= Objective =
Lift out each line of the data that holds "this".

= Provided entries =
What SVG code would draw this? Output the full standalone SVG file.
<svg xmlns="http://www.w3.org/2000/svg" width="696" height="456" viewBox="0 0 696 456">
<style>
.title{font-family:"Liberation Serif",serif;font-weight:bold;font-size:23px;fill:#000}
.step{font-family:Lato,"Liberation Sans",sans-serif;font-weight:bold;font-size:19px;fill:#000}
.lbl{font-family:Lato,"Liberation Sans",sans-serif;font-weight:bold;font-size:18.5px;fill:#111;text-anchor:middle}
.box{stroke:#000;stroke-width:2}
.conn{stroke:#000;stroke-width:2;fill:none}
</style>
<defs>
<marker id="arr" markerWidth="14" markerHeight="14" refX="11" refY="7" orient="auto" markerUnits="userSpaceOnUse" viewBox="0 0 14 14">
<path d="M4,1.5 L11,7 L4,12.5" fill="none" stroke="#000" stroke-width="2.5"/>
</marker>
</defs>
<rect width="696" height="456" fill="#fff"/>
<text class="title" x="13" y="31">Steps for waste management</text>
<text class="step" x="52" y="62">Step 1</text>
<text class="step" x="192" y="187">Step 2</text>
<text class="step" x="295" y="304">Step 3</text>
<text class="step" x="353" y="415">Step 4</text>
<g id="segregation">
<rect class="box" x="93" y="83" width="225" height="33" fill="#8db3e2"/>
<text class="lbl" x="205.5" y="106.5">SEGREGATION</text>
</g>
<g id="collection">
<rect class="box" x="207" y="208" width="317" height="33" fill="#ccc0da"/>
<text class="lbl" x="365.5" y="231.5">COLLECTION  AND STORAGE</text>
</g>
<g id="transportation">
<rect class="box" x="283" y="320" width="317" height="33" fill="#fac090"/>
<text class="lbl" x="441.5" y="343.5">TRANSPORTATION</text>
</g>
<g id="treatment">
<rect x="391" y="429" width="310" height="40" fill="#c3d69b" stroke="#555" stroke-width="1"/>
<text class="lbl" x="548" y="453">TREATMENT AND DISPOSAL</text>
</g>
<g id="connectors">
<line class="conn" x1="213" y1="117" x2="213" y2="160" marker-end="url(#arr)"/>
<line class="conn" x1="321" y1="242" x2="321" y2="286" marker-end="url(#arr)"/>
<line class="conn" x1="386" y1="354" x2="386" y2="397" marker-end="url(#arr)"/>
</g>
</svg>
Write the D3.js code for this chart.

= Answer in full =
What SVG code would draw this? Output the full standalone SVG file.
Write the D3.js code for this chart.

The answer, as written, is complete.